The Portable Son
by Barrett Hathcock
A Pen and Palette Review
We never knew we could want more than that out of life.—Billy Joel
I love that Barrett Hathcock begins his collection of short stories with this quote. It sets his coming-of-age stories up from the beginning right where they belong—in the hearts and minds of adolescent boys in Mississippi. And not just any teenage boys. Not the boys of Tom Franklin’s Crooked Letter Crooked Letter or Mark Childress’ One Mississippi—which are filled with characters from another caste and time—but closer to Hemingway’s Nick Adams in his early stories. Not rural boys or lower-class ruffians, but contemporary (well, 90s-ish, as compared with 50s-ish) upper middle class kids trying to connect the dots between their Mississippi childhoods and their budding careers as they leave home.

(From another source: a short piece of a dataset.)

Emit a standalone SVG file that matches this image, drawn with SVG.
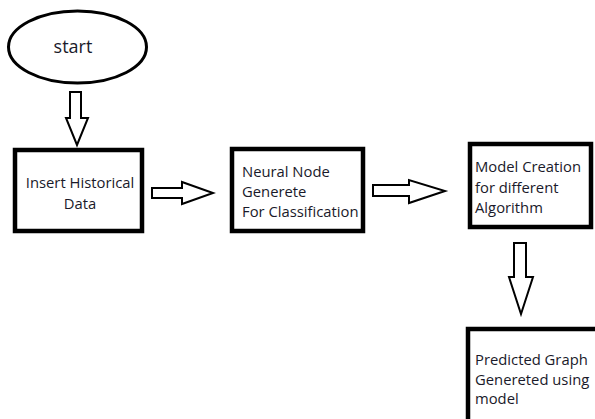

It was fun for me to read these stories set in and around the hometown I share with Hathcock (Jackson, Mississippi) and then to meet Barrett at his signing Sunday afternoon. Also fun to meet his wife and kids and learn that we are neighbors here in Harbor Town on the Mississippi River. Barrett is the same age as my oldest son, Jonathan, and I felt a kind of motherly pride in seeing his work and meeting him at the Booksellers of Laurelwood yesterday afternoon.
Fun, also, that the bookstore’s web site said the signing would be at 1:30, one hour before it was actually scheduled. I enjoyed the extra hour having lunch at the Bistro and reading the first three stories in The Portable Son before Hathcock’s signing. I think my favorite is “High Cotton,” but I haven’t even gotten to the title story yet. And I was a bit surprised by “Timber Walking,” which introduced a character one might not expect to find in stories like these, a Siberian log-splitter named Nikolai.
Having just finished Joshilyn Jackson’s fifth novel—A Grown Up Kind of Pretty—it was fun to contrast these Southern writers’ styles and points of view. Jackson writes through the voices of an eclectic group of Southern women (and girls) with a bit of Southern noir not unlike Flannery O’Connor. Hathcock presents the point of view of the men (and boys) in his lighter stories and uses restraint in his colorful but sparse prose. I think a major difference in their writing is that Hathcock is very present in the voice of his narrators, whereas Jackson’s voice as an author remains hidden. I could imagine Hathcock’s short stories as excerpts from a memoir drawn from his own life.
I’m not really a fan of the short story as a genre, but I’m enjoying Hathcock’s stories immensely. I think one reason is that many of them share a protagonist and a common thread, almost like excerpts from a novel, strung together in a delightful collection. So, when one story ends, leaving me wanting more, there actually IS more…. at least for nine stories.